> [The exercise] From the entries below, reproduce exactly the lines from the one with "What Apache ECharts" through the one with "23, color: '#000'", both included, without images.

>>>

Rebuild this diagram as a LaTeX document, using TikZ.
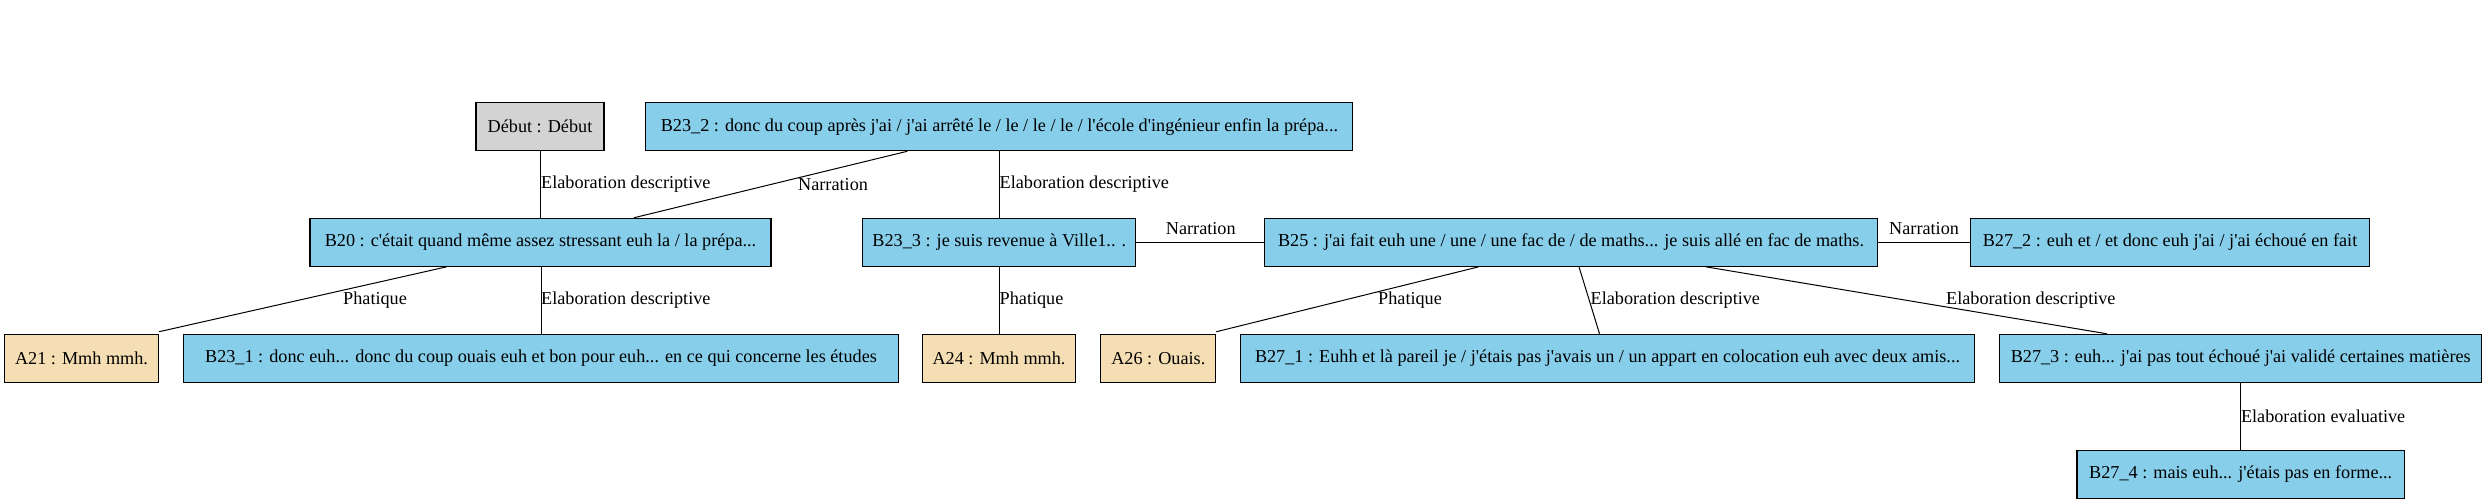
\documentclass[tikz,border=0pt]{standalone}
\usepackage{fontspec}
\setmainfont{Liberation Serif}[Ligatures=TeXOff]
\begin{document}
\begin{tikzpicture}[x=1bp,y=-1bp,
  every node/.style={font=\fontsize{18.2bp}{22bp}\selectfont},
  box/.style={draw=black,line width=1.1bp,minimum height=48bp,inner sep=0pt,align=center},
  blue/.style={box,fill=bluebox},
  wheat/.style={box,fill=wheatbox},
  gray/.style={box,fill=graybox},
  lab/.style={anchor=west,inner sep=0pt},
  edge/.style={draw=black,line width=1bp}]
\definecolor{bluebox}{HTML}{87CEEB}
\definecolor{wheatbox}{HTML}{F5DEB3}
\definecolor{graybox}{HTML}{D3D3D3}
\useasboundingbox (0,0) rectangle (2487,504);
% nodes
\node[gray,minimum width=128bp] (debut) at (540,126.7) {Début : Début};
\node[blue,minimum width=707bp] (b232) at (999.4,126.7) {B23\_2 : donc du coup après j'ai / j'ai arrêté le / le / le / le / l'école d'ingénieur enfin la prépa...};
\node[blue,minimum width=461bp] (b20) at (540.5,242.3) {B20 : c'était quand même assez stressant euh la / la prépa...};
\node[blue,minimum width=273bp] (b233) at (999.3,242.3) {B23\_3 : je suis revenue à Ville1.. .};
\node[blue,minimum width=613.5bp] (b25) at (1571,242.3) {B25 : j'ai fait euh une / une / une fac de / de maths... je suis allé en fac de maths.};
\node[blue,minimum width=399.4bp] (b272) at (2170,242.3) {B27\_2 : euh et / et donc euh j'ai / j'ai échoué en fait};
\node[wheat,minimum width=153.8bp] (a21) at (81.5,358.3) {A21 : Mmh mmh.};
\node[blue,minimum width=714.7bp] (b231) at (541,358.3) {B23\_1 : donc euh... donc du coup ouais euh et bon pour euh... en ce qui concerne les études};
\node[wheat,minimum width=153.3bp] (a24) at (999,358.3) {A24 : Mmh mmh.};
\node[wheat,minimum width=114.8bp] (a26) at (1158.3,358.3) {A26 : Ouais.};
\node[blue,minimum width=734.2bp] (b271) at (1607.5,358.3) {B27\_1 : Euhh et là pareil je / j'étais pas j'avais un / un appart en colocation euh avec deux amis...};
\node[blue,minimum width=482.1bp] (b273) at (2240.7,358.3) {B27\_3 : euh... j'ai pas tout échoué j'ai validé certaines matières};
\node[blue,minimum width=327.4bp] (b274) at (2240.7,474.5) {B27\_4 : mais euh... j'étais pas en forme...};
% edges
\draw[edge] (debut.south) -- (debut.south |- b20.north);
\draw[edge] ([xshift=-92bp]b232.south) -- ([xshift=93.5bp]b20.north);
\draw[edge] (b232.south) -- (b232.south |- b233.north);
\draw[edge] ([xshift=-94bp]b20.south) -- ([yshift=2bp]a21.north east);
\draw[edge] ([xshift=0.5bp]b231.north |- b20.south) -- ([xshift=0.5bp]b231.north);
\draw[edge] (b233.east) -- (b25.west);
\draw[edge] (b233.south) -- (b233.south |- a24.north);
\draw[edge] ([xshift=-92.4bp]b25.south) -- ([yshift=2bp]a26.north east);
\draw[edge] ([xshift=8bp]b25.south) -- ([xshift=-8bp]b271.north);
\draw[edge] ([xshift=135bp]b25.south) -- ([xshift=-134bp]b273.north);
\draw[edge] (b25.east) -- (b272.west);
\draw[edge] (b273.south) -- (b274.north);
% edge labels
\node[lab] (l1) at (541,184.3) {Elaboration descriptive};
\node[lab] (l2) at (798,184.3) {Narration};
\node[lab] (l3) at (999.5,184.3) {Elaboration descriptive};
\node[lab] (l4) at (343,300) {Phatique};
\node[lab] (l5) at (541,300) {Elaboration descriptive};
\node[lab] (l6) at (1165.7,228.3) {Narration};
\node[lab] (l7) at (999.5,300) {Phatique};
\node[lab] (l8) at (1378,300) {Phatique};
\node[lab] (l9) at (1590.5,300) {Elaboration descriptive};
\node[lab] (l10) at (1946,300) {Elaboration descriptive};
\node[lab] (l11) at (1889,228.3) {Narration};
\node[lab] (l12) at (2240.8,416) {Elaboration evaluative};
\end{tikzpicture}
\end{document}
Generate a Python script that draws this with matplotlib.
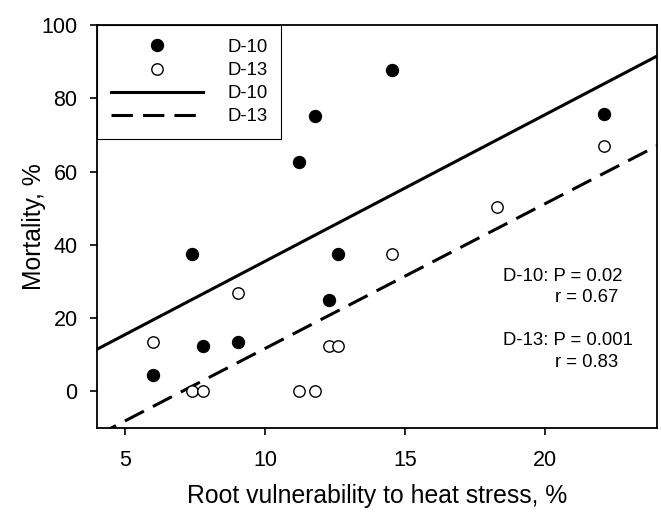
import numpy as np
import matplotlib
matplotlib.use("Agg")
import matplotlib.pyplot as plt

plt.rcParams['font.family'] = ['Liberation Sans', 'DejaVu Sans']

# D-10 (filled) observations
d10_x = [6.0, 7.4, 7.8, 9.05, 11.2, 11.8, 12.3, 12.6, 14.55, 22.1]
d10_y = [4.5, 37.5, 12.5, 13.5, 62.5, 75.2, 25.0, 37.5, 87.7, 75.8]

# D-13 (open) observations
d13_x = [6.0, 7.4, 7.8, 9.05, 11.2, 11.8, 12.3, 12.6, 14.55, 18.3, 22.1]
d13_y = [13.5, 0.0, 0.0, 27.0, 0.0, 0.0, 12.5, 12.5, 37.5, 50.2, 67.0]

# regression lines
fit_labels = ['D-10', 'D-13']
fit_slope = [4.0, 3.95]
fit_intercept = [-4.5, -27.8]
fit_styles = ['-', '--']

x_ticks = [5, 10, 15, 20]
y_ticks = [0, 20, 40, 60, 80, 100]

stats_text = [("D-10: P = 0.02", "r = 0.67"), ("D-13: P = 0.001", "r = 0.83")]

fig = plt.figure(figsize=(6.61, 5.17), dpi=100)
ax = fig.add_axes([0.1467, 0.172, 0.847, 0.7796])

xlim = (4.0, 24.0)
ylim = (-10, 100)

ax.plot(d10_x, d10_y, 'o', color='black', markersize=8.6, label='D-10', zorder=3)
ax.plot(d13_x, d13_y, 'o', markerfacecolor='white', markeredgecolor='black',
        markeredgewidth=1.0, markersize=8.2, label='D-13', zorder=3)

xs = np.array(xlim)
for lab, m, b, ls in zip(fit_labels, fit_slope, fit_intercept, fit_styles):
    line, = ax.plot(xs, m * xs + b, color='black', linewidth=2.2, linestyle=ls, label=lab)
    if ls == '--':
        line.set_dashes((7, 3.3))

ax.set_xlim(*xlim)
ax.set_ylim(*ylim)
ax.set_xticks(x_ticks)
ax.set_yticks(y_ticks)

for s in ax.spines.values():
    s.set_linewidth(1.3)
ax.tick_params(direction='out', length=5, width=1.2, labelsize=15.5)
ax.tick_params(axis='x', pad=11)
ax.tick_params(axis='y', pad=9)

ax.set_xlabel('Root vulnerability to heat stress, %', fontsize=17.8, labelpad=9)
ax.set_ylabel('Mortality, %', fontsize=17.8, labelpad=-3)

# stats annotation
y_pos = [31.5, 25.5, 14.0, 7.8]
for i, (p_txt, r_txt) in enumerate(stats_text):
    ax.text(18.5, y_pos[2 * i], p_txt, fontsize=13.3, ha='left', va='center')
    ax.text(22.62, y_pos[2 * i + 1], r_txt, fontsize=13.3, ha='right', va='center')

leg = ax.legend(loc='upper left', borderaxespad=0, fontsize=13.3, numpoints=1,
                handlelength=5.0, handletextpad=1.3, borderpad=0.75,
                labelspacing=0.33, fancybox=False, framealpha=1)
leg.get_frame().set_edgecolor('black')
leg.get_frame().set_linewidth(0.8)

fig.savefig('out.png', dpi=100)
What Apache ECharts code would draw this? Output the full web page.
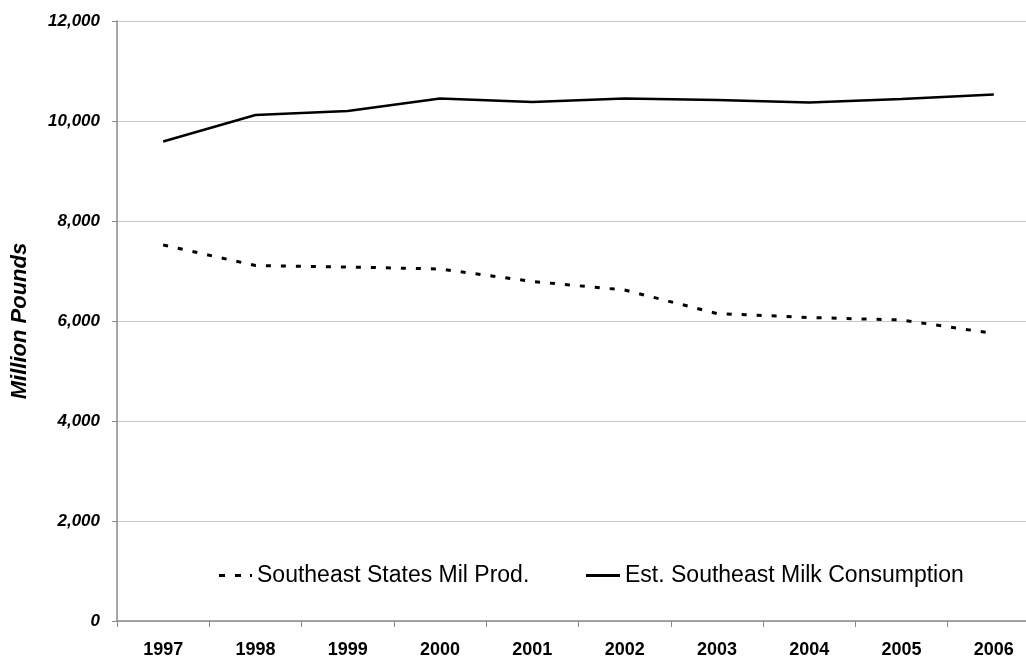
<!DOCTYPE html>
<html>
<head>
<meta charset="utf-8">
<script src="https://cdn.jsdelivr.net/npm/echarts@6/dist/echarts.min.js"></script>
<style>html,body{margin:0;padding:0;background:#fff}#c{width:1026px;height:658px}</style>
</head>
<body>
<div id="c"></div>
<script>
var years = ['1997','1998','1999','2000','2001','2002','2003','2004','2005','2006'];
var production = [7520, 7110, 7080, 7040, 6790, 6620, 6150, 6070, 6020, 5750];
var consumption = [9590, 10120, 10200, 10450, 10380, 10450, 10420, 10370, 10440, 10530];
var yTicks = [0, 2000, 4000, 6000, 8000, 10000, 12000];
var prodName = 'Southeast States Mil Prod.';
var consName = 'Est. Southeast Milk Consumption';

var FONT = '"Liberation Sans", Arial, sans-serif';
var dashIcon = 'path://M0,0h6v3h-6z M16,0h6v3h-6z M31,0h2v3h-2z';
var solidIcon = 'path://M0,0h34v3h-34z';
var legendText = { fontFamily: FONT, fontSize: 23, color: '#000' };

var chart = echarts.init(document.getElementById('c'));
chart.setOption({
  animation: false,
  backgroundColor: '#fff',
  grid: { left: 117, top: 21, width: 923, bottom: 37, containLabel: false, outerBoundsMode: 'none' },
  legend: [
    { data: [{ name: prodName, icon: dashIcon }], left: 219, top: 564, itemWidth: 33, itemHeight: 3, itemGap: 6,
      symbolKeepAspect: false, textStyle: legendText, padding: 0 },
    { data: [{ name: consName, icon: solidIcon }], left: 586, top: 564, itemWidth: 34, itemHeight: 3, itemGap: 6,
      symbolKeepAspect: false, textStyle: legendText, padding: 0 }
  ],
  xAxis: {
    type: 'category', data: years, boundaryGap: true,
    axisLine: { lineStyle: { color: '#8a8a8a', width: 1.5 } },
    axisTick: { show: true, length: 6, lineStyle: { color: '#8a8a8a' } },
    axisLabel: { margin: 20, fontFamily: FONT, fontSize: 18, fontWeight: 'bold', color: '#000' }
  },
  yAxis: {
    type: 'value', min: yTicks[0], max: yTicks[yTicks.length - 1], interval: 2000,
    name: 'Million Pounds', nameLocation: 'middle', nameGap: 86, nameRotate: 90,
    nameTextStyle: { fontFamily: FONT, fontSize: 22, fontWeight: 'bold', fontStyle: 'italic', color: '#000' },
    axisLine: { show: true, lineStyle: { color: '#8a8a8a', width: 1.5 } },
    axisTick: { show: true, length: 5, lineStyle: { color: '#8a8a8a' } },
    splitLine: { lineStyle: { color: '#c8c8c8', width: 1.2 } },
    axisLabel: {
      margin: 17, fontFamily: FONT, fontSize: 17, fontWeight: 'bold', fontStyle: 'italic', color: '#000',
      formatter: function (v) { return v.toLocaleString('en-US'); }
    }
  },
  series: [
    { name: prodName, type: 'line', data: production, symbol: 'none',
      itemStyle: { color: '#000' },
      lineStyle: { color: '#000', width: 3, type: [5, 10] } },
    { name: consName, type: 'line', data: consumption, symbol: 'none',
      itemStyle: { color: '#000' },
      lineStyle: { color: '#000', width: 2.5 } }
  ]
});
</script>
</body>
</html>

<<<

> [Response]
What Apache ECharts code would draw this? Output the full web page.
<!DOCTYPE html>
<html>
<head>
<meta charset="utf-8">
<script src="https://cdn.jsdelivr.net/npm/echarts@6/dist/echarts.min.js"></script>
<style>html,body{margin:0;padding:0;background:#fff}#c{width:1026px;height:658px}</style>
</head>
<body>
<div id="c"></div>
<script>
var years = ['1997','1998','1999','2000','2001','2002','2003','2004','2005','2006'];
var production = [7520, 7110, 7080, 7040, 6790, 6620, 6150, 6070, 6020, 5750];
var consumption = [9590, 10120, 10200, 10450, 10380, 10450, 10420, 10370, 10440, 10530];
var yTicks = [0, 2000, 4000, 6000, 8000, 10000, 12000];
var prodName = 'Southeast States Mil Prod.';
var consName = 'Est. Southeast Milk Consumption';

var FONT = '"Liberation Sans", Arial, sans-serif';
var dashIcon = 'path://M0,0h6v3h-6z M16,0h6v3h-6z M31,0h2v3h-2z';
var solidIcon = 'path://M0,0h34v3h-34z';
var legendText = { fontFamily: FONT, fontSize: 23, color: '#000' };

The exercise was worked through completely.